Que reste-t-il finalement de toutes ces images, de toutes ces sensations ? qu'est-ce qui demeure intact dans les souvenirs de Madame Bovary ? le souvenir d'un amour supraterrestre , de ses premiers émois amoureux quand elle repense à ce qui la faisait vibrer autrefois "petits anges aux ailes d'or, madones, lagunes ,gondoliers... attirante fantasmagories des réalités sentimentales" On retrouve ici la peinture ironique de cet élan mystique .N'oublions pas que les accusations contre le roman font état d'outrage à la religion et il est indéniable que Flaubert montre, avec le personnage d'Emma qu l'image véhiculée par l'éducation religieuse telle qu'elle était parfois pratiquée dans les couvents , pouvait avoir des effets pernicieux; les jeunes femmes confondent , par impréparation, les réalités de l'amour charnel avec les élans enthousiastes du mysticisme et utilisent, comme le fait, à dessein, le romancier, des termes religieux pour évoquer l'amour terrestre.
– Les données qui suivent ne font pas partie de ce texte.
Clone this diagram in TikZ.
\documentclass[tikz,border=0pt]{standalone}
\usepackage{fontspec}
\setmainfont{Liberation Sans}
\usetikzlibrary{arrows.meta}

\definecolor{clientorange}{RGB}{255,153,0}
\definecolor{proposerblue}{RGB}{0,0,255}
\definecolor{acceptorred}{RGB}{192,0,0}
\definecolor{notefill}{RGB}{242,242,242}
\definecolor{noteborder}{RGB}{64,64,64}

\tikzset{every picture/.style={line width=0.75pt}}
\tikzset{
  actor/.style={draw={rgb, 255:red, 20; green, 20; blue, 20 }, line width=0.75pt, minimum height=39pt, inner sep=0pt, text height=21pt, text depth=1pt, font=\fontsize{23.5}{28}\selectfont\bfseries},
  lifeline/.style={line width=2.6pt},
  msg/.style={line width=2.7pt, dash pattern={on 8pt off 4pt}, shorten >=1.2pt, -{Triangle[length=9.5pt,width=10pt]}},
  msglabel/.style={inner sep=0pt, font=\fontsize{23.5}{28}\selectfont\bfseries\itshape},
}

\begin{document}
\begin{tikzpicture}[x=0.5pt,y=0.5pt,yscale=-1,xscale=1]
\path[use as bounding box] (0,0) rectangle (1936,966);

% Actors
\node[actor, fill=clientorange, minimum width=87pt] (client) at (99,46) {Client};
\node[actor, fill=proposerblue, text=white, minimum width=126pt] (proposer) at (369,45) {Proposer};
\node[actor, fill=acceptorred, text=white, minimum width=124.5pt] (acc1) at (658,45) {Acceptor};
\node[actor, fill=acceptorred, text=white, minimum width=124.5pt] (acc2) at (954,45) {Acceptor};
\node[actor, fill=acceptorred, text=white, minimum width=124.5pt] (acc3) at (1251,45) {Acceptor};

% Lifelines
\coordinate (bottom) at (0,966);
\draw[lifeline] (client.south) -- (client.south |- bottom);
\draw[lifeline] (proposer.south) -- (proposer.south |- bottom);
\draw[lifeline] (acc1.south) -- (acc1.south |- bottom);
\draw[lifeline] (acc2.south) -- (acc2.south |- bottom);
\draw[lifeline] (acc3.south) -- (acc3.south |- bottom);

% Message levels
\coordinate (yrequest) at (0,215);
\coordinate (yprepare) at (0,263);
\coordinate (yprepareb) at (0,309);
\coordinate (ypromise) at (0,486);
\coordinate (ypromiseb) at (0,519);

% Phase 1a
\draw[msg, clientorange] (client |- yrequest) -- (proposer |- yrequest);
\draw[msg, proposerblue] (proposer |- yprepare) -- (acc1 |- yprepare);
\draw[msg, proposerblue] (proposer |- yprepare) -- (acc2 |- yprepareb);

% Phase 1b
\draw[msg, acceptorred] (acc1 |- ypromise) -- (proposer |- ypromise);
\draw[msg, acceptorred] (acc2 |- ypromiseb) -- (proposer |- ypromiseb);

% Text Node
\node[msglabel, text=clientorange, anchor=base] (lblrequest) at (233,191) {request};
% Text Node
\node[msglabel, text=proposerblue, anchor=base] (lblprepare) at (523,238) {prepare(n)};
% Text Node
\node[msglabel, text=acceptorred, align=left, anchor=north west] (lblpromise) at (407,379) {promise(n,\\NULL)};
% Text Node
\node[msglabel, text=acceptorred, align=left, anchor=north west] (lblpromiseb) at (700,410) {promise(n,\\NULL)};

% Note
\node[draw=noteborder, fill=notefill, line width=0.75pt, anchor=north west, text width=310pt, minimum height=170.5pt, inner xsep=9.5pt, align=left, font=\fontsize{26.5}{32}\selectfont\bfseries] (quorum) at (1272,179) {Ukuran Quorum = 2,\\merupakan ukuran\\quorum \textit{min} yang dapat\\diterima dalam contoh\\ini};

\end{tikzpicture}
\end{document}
Cette contamination des deux formes d'amour se manifeste lors de plusieurs épisodes clés du roman; on peut penser au baiser d'amour lors des derniers sacrements mais également lors de sa maladie déclenchée par la rupture avec Rodolphe , elle fait venir le curé pour qu'il la bénisse : "il lui sembla que son être montant vers Dieu allait s'anéantir dans cet amour comme un encens allumé qui se dissipe en vapeur; ( deuxième partie, chapitre XIV) Lorsqu'elle repense à ce moment d'extase mystique, elle considère que cette "vision splendide" est la chose la plu belle qu'il fût possible de rêver; elle place donc cet élan mystique au delà des amour terrestres et autres passions charnelles : elle réalise à cette occasion qu'il existe "un autre amour au-dessus de tous les autres amours, sans intermittence ni fin, et qui s'accroîtrait éternellement" ; Aucune passion par essence limitée dans le temps ne peut donc rivaliser, à ses yeux , avec cet amour divin dont la force font même par effrayer l'abbé Bournisien. Toutefois lorsqu'Emma s'adresse à Dieu , elle emploie "les mêmes paroles suaves qu'elle murmurait jadis à son amant dans les épanchements de l'adultère" . Sacrilège ici encore mais dans quel but ? Celui de montrer que ce personnage assoiffé d'amour ne parvient pas à distinguer ce qui relève de l'humain et du divin. Mais son coeur ne trouve pas le réconfort dans la religion
Toutes les formes d'amour sont représentées dans ce roman sous des apparences plutôt traditionnelles : amour conjugal décevant le plus souvent, amour dans l'adultère avec sa source de tourments, amours non partagés, amours à sens unique , amour filial ou maternel absent ou trop présent pour la mère de Charles , jalouse de sa belle-fille. Aucun ne semble échapper à l'ironie du narrateur à l'exception peut-être de celui de Berthe, inconditionnel pour une mère au demeurant peu aimante te de celui, sincère du commis Justin, retrouvé ne train de sangloter sur la tombe d'Emma. La vison de l'auteur est pessimiste et l'amour paraît à la fois une aspiration légitime est une illusion trompeuse, qui par essence appartient au passé et aux souvenirs . Pas de vie sans amour mais à trop vouloir se lancer à la recherche de l'amour parfait, on risque de passer à côté de sa vie comme l'héroïne.